Do you also think we should resist the temptation of gushing over the pretty little faces?

Reema Sahay is a Stay-At-Home-Mom, Freelance Writer, Voracious Reader, Passionate Blogger, Social Media Enthusiast, Internet Junkie and Ex-Marketing Communication Professional. She spends her days running after her very curious toddler, ‘the star’, and catching up on books when he naps. She writes about charms and challenges of life at Pen Paper and shares her passion for books at Recommend Books. She sometimes feels that her 5.5 years stint in Marketing Communication was in another life.

  • My whole idea of beauty changed when I visited US and met people from different countries. Only in India we are obsessed with white skin and conventional beauty of India. The rest of the world seems to have moved on, but the obsession with slim continues the world over except for some small sub Saharan countries where plump is considered to be more beautiful. In the end as they say Beauty lies in the eyes of beholder…..

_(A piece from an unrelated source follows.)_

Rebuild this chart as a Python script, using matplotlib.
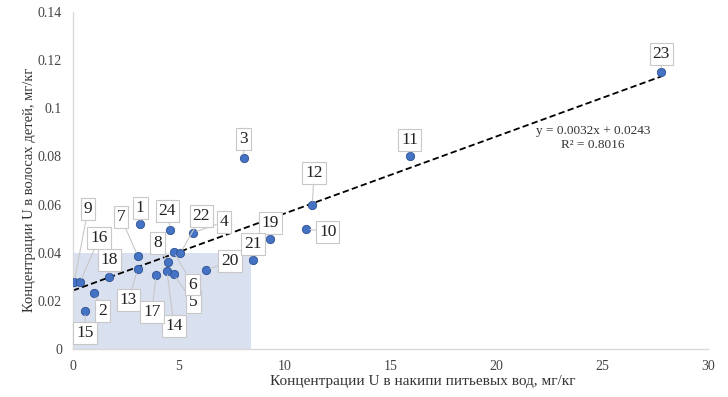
import matplotlib
matplotlib.use("Agg")
import matplotlib.pyplot as plt
from matplotlib.patches import Rectangle
import numpy as np

# ---- data ----
labels = ["1", "2", "3", "4", "5", "6", "7", "8", "9", "10", "11", "12",
          "13", "14", "15", "16", "17", "18", "19", "20", "21", "22", "23", "24"]
x_scale = [3.18, 1.01, 8.06, 5.67, 4.75, 4.75, 3.06, 4.47, 0.05, 11.0, 15.9, 11.3,
           3.05, 4.44, 0.57, 0.33, 3.92, 1.71, 9.33, 6.29, 8.51, 5.07, 27.8, 4.6]
y_hair = [0.0518, 0.0231, 0.0793, 0.0483, 0.0310, 0.0405, 0.0386, 0.0360, 0.0277, 0.0499, 0.0802, 0.0598,
          0.0331, 0.0325, 0.0158, 0.0277, 0.0307, 0.0298, 0.0457, 0.0328, 0.0370, 0.0398, 0.1151, 0.0494]
trend_slope = 0.0032
trend_intercept = 0.0243
trend_text = "y = 0.0032x + 0.0243\nR² = 0.8016"
zone_x_max = 8.4
zone_y_max = 0.04
x_ticks = [0, 5, 10, 15, 20, 25, 30]
y_ticks = [0, 0.02, 0.04, 0.06, 0.08, 0.1, 0.12, 0.14]
y_tick_labels = ["0", "0.02", "0.04", "0.06", "0.08", "0.1", "0.12", "0.14"]
x_title = "Концентрации U в накипи питьевых вод, мг/кг"
y_title = "Концентрации U в волосах детей, мг/кг"

# label offsets in pixels (dx, dy) – layout only
label_offsets = [(0, 16), (8, -18), (0, 19), (31, 11), (20, -28), (19, -33), (-17, 39), (-10, 19),
                 (14, 73), (22, -3), (0, 16), (2, 32), (-9, -31), (7, -55), (0, -22), (19, 44),
                 (-4, -37), (0, 17), (0, 16), (24, 9), (0, 16), (21, 37), (0, 18), (-3, 19)]

plt.rcParams['font.family'] = ['Liberation Serif', 'DejaVu Serif']

fig = plt.figure(figsize=(7.28, 3.97), dpi=100)
ax = fig.add_axes([73/728, 1-349/397, (708-73)/728, (349-12)/397])

ax.add_patch(Rectangle((0, 0), zone_x_max, zone_y_max, facecolor="#d9e0ef",
                       edgecolor="none", zorder=0))

xs = np.array(x_scale)
xt = np.array([0, xs.max()])
ax.plot(xt, trend_slope * xt + trend_intercept, color="black", linestyle=(0, (3.5, 1.8)),
        linewidth=1.3, zorder=2)

ax.scatter(x_scale, y_hair, s=36, color="#4472c4", edgecolors="#2f528f",
           linewidths=0.6, zorder=3)

for lab, xv, yv, (dx, dy) in zip(labels, x_scale, y_hair, label_offsets):
    ax.annotate(lab, xy=(xv, yv), xytext=(dx, dy), textcoords="offset pixels",
                ha="center", va="center", fontsize=12.5, color="#222222", zorder=4,
                bbox=dict(boxstyle="square,pad=0.17", facecolor="white",
                          edgecolor="#c8c8c8", linewidth=0.8),
                arrowprops=dict(arrowstyle="-", color="#c8c8c8", linewidth=0.8,
                                shrinkA=0, shrinkB=3))

fig.text(593/728, 1 - 138/397, trend_text, fontsize=9.5, color="#333333",
         ha="center", va="center", linespacing=1.15)

ax.set_xlim(0, 30)
ax.set_ylim(0, 0.14)
ax.set_xticks(x_ticks)
ax.set_yticks(y_ticks)
ax.set_yticklabels(y_tick_labels)
ax.tick_params(length=0, labelsize=10, labelcolor="#444444", pad=8)
for s in ["top", "right"]:
    ax.spines[s].set_visible(False)
for s in ["left", "bottom"]:
    ax.spines[s].set_color("#d9d9d9")
    ax.spines[s].set_linewidth(1.0)

fig.text(423/728, 1 - 382/397, x_title, ha="center", va="center", fontsize=11, color="#333333")
fig.text(30/728, 1 - 190/397, y_title, ha="center", va="center", rotation=90,
         fontsize=10.5, color="#333333")

fig.savefig("out.png", dpi=100)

    • I started thinking about all these much more after having baby, how the idea of beauty (fair skin, longer limbs, attractive features) enters into the minds of the children. Even they start talking that language. My friend told me once about how her daughter (who was 5 at that time) told her that she was fair while her friend was too dark. These things are said by grown-ups which they learn. Since I am at it, I also hate Barbie dolls for promoting the wrong idea of beauty. I can go on and on 🙂

  • throughout my teenage years and even now (after marriage), i have been by people around me that how my skin is not flawless… how the freckles on my face make me not look beautiful… but thanks to my parents and now my hubs, these talks and various suggestions of medication really dint get into my head… i know how it can hit a child’s self esteem..

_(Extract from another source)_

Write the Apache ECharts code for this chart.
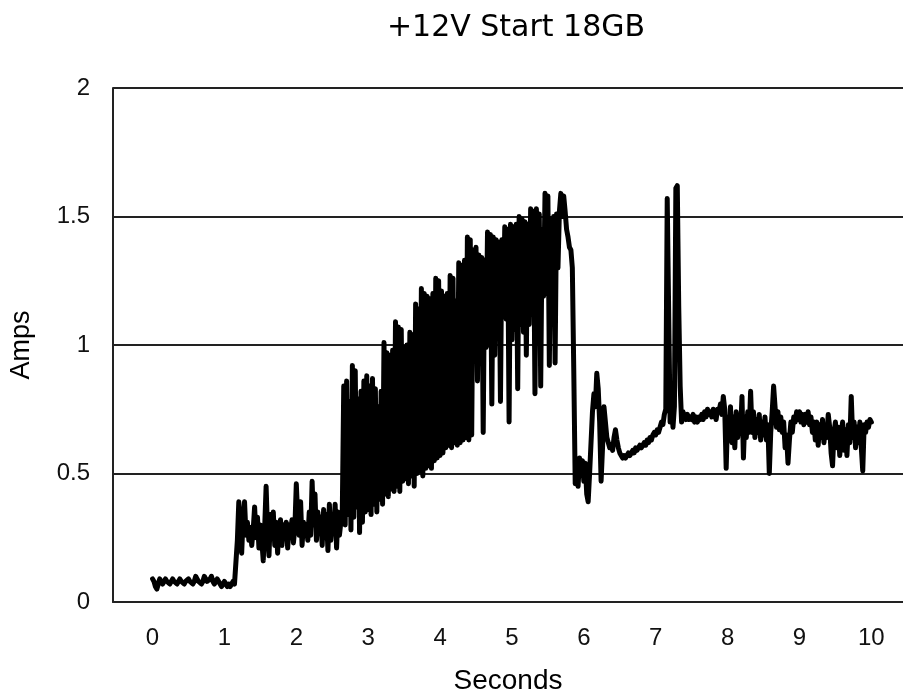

    • Supriya, teenage years are the worst to deal with these kind of ‘flaws’. I am also thankful for friends in my life and most importantly, a life partner who looks at me as a person and not an object of beauty, which anyways I am not…ha ha!

  • Sweety

    One year back my daughter fell from the sofa. She now has a little mark near her right eye, not a big one but still there…and I have heard people talking how a “girl” should be spotless!! Still long time to go to be out of all this but we as parents can of course contribute by not harping on these things. Feel beautiful , look beautiful not vice versa 🙂

  • I bite my tongue every time I have the urge to gush over prettiness of little kids. It does slip up a few times but parenthood is a learning process and a journey of discovery. Atleast, I won’t let comments about the physical attributes of my son weigh on him.

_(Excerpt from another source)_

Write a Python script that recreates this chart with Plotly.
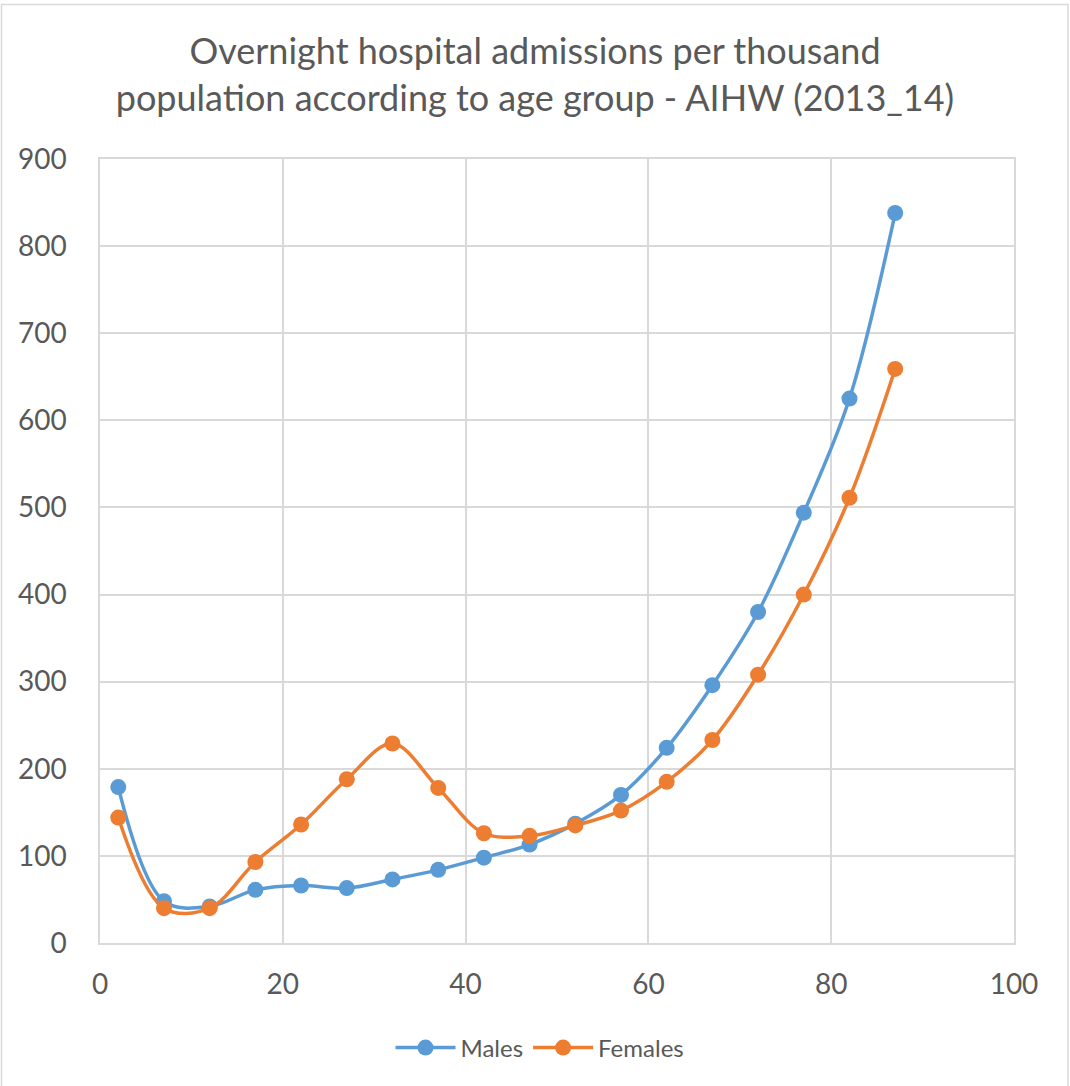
import plotly.graph_objects as go

ages = [2, 7, 12, 17, 22, 27, 32, 37, 42, 47, 52, 57, 62, 67, 72, 77, 82, 87]
males = [179, 48, 42, 61, 66, 63, 73, 84, 98, 113, 137, 170, 224, 296, 380, 494, 625, 838]
females = [144, 40, 40, 93, 136, 188, 229, 178, 126, 123, 135, 152, 185, 233, 308, 400, 511, 659]

x_ticks = [0, 20, 40, 60, 80, 100]
y_ticks = [0, 100, 200, 300, 400, 500, 600, 700, 800, 900]

title_text = "Overnight hospital admissions per thousand<br>population according to age group - AIHW (2013_14)"

FONT = "Lato"
GREY = "#595959"
GRID = "#d9d9d9"

fig = go.Figure()
fig.add_trace(go.Scatter(
    x=ages, y=males, name="Males", mode="lines+markers",
    line=dict(color="#5B9BD5", width=3.5, shape="spline", smoothing=1.0),
    marker=dict(color="#5B9BD5", size=16),
))
fig.add_trace(go.Scatter(
    x=ages, y=females, name="Females", mode="lines+markers",
    line=dict(color="#ED7D31", width=3.5, shape="spline", smoothing=1.0),
    marker=dict(color="#ED7D31", size=16),
))

W, H = 1070, 1086
L, T = 100, 159
pw, ph = 914, 784
R, B = W - L - pw, H - T - ph


def px2paper_x(px):
    return (px - L) / pw


def px2paper_y(py):
    return (T + ph - py) / ph


fig.add_shape(type="rect", xref="paper", yref="paper",
              x0=px2paper_x(1.5), x1=px2paper_x(1068), y0=px2paper_y(1100), y1=px2paper_y(4.5),
              line=dict(color=GRID, width=1.5), fillcolor="rgba(0,0,0,0)", layer="below")

fig.update_layout(
    width=W, height=H,
    margin=dict(l=L, r=R, t=T, b=B),
    paper_bgcolor="white", plot_bgcolor="white",
    font=dict(family=FONT, color=GREY),
    title=dict(text=title_text, x=535 / W, xanchor="center", xref="container",
               y=1 - 64 / H, yanchor="middle", yref="container",
               font=dict(family=FONT, size=36, color=GREY)),
    showlegend=True,
    legend=dict(orientation="h", x=px2paper_x(540), xanchor="center",
                y=px2paper_y(1048), yanchor="middle",
                font=dict(family=FONT, size=24, color=GREY),
                itemwidth=60, bgcolor="rgba(0,0,0,0)"),
    xaxis=dict(range=[0, 100], tickvals=x_ticks, showgrid=True, gridcolor=GRID, gridwidth=1.5,
               zeroline=False, showline=True, mirror=True, linecolor=GRID, linewidth=1.5,
               ticks="", ticklabelstandoff=16, tickfont=dict(family=FONT, size=28, color=GREY)),
    yaxis=dict(range=[0, 900], tickvals=y_ticks, showgrid=True, gridcolor=GRID, gridwidth=1.5,
               zeroline=False, showline=True, mirror=True, linecolor=GRID, linewidth=1.5,
               ticks="", ticklabelstandoff=26, tickfont=dict(family=FONT, size=28, color=GREY)),
)

fig.write_html("out.html", config={"displayModeBar": False},
               post_script="document.body.style.margin='0';document.body.style.overflow='hidden';")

  • You missed the weight thing. Don’t even ask what being overweight especially in your teens and youth means. Even now… I became so conscious about my weight, but it worked for the better with me and thank God for that. I became super confident and did overcome my fears. I actually lost weight when I changed my perspective. Now people keep on telling me Zoe is so skinny, she has not taken your weight issues. And I say, I don’t know if that is the case, if that is then THANK GOD for it. But even if she has, I will teach her to be confident in what she is, because as Dr. Seuss says “Today you are you. That is truer than true. There is no one alive that is you’re than you.”

    Great piece Reema

    • Yes Falak, weight issues weigh many down during growing up years, which is very unfair. I never had weight issues as such, though when I put on 16 kgs during pregnancy, my family was really really concerned..ha ha.
      Love those lines by Dr Seuss 🙂

  • Good that you brought it up. I have heard so many parents talk about their kids and their physical characteristics in front of them !! Like “My son has taken all our bad physical characteristics. He is short like me, braod like my husband … ” etc etc! It doesn’t matter and should not be discussed. Nice write up Reema!

  • Thank you Divya. It is certainly wrong to do it. No two ways about it. It is our responsibility to be conscious of what we say around children. It shapes their opinion of themselves.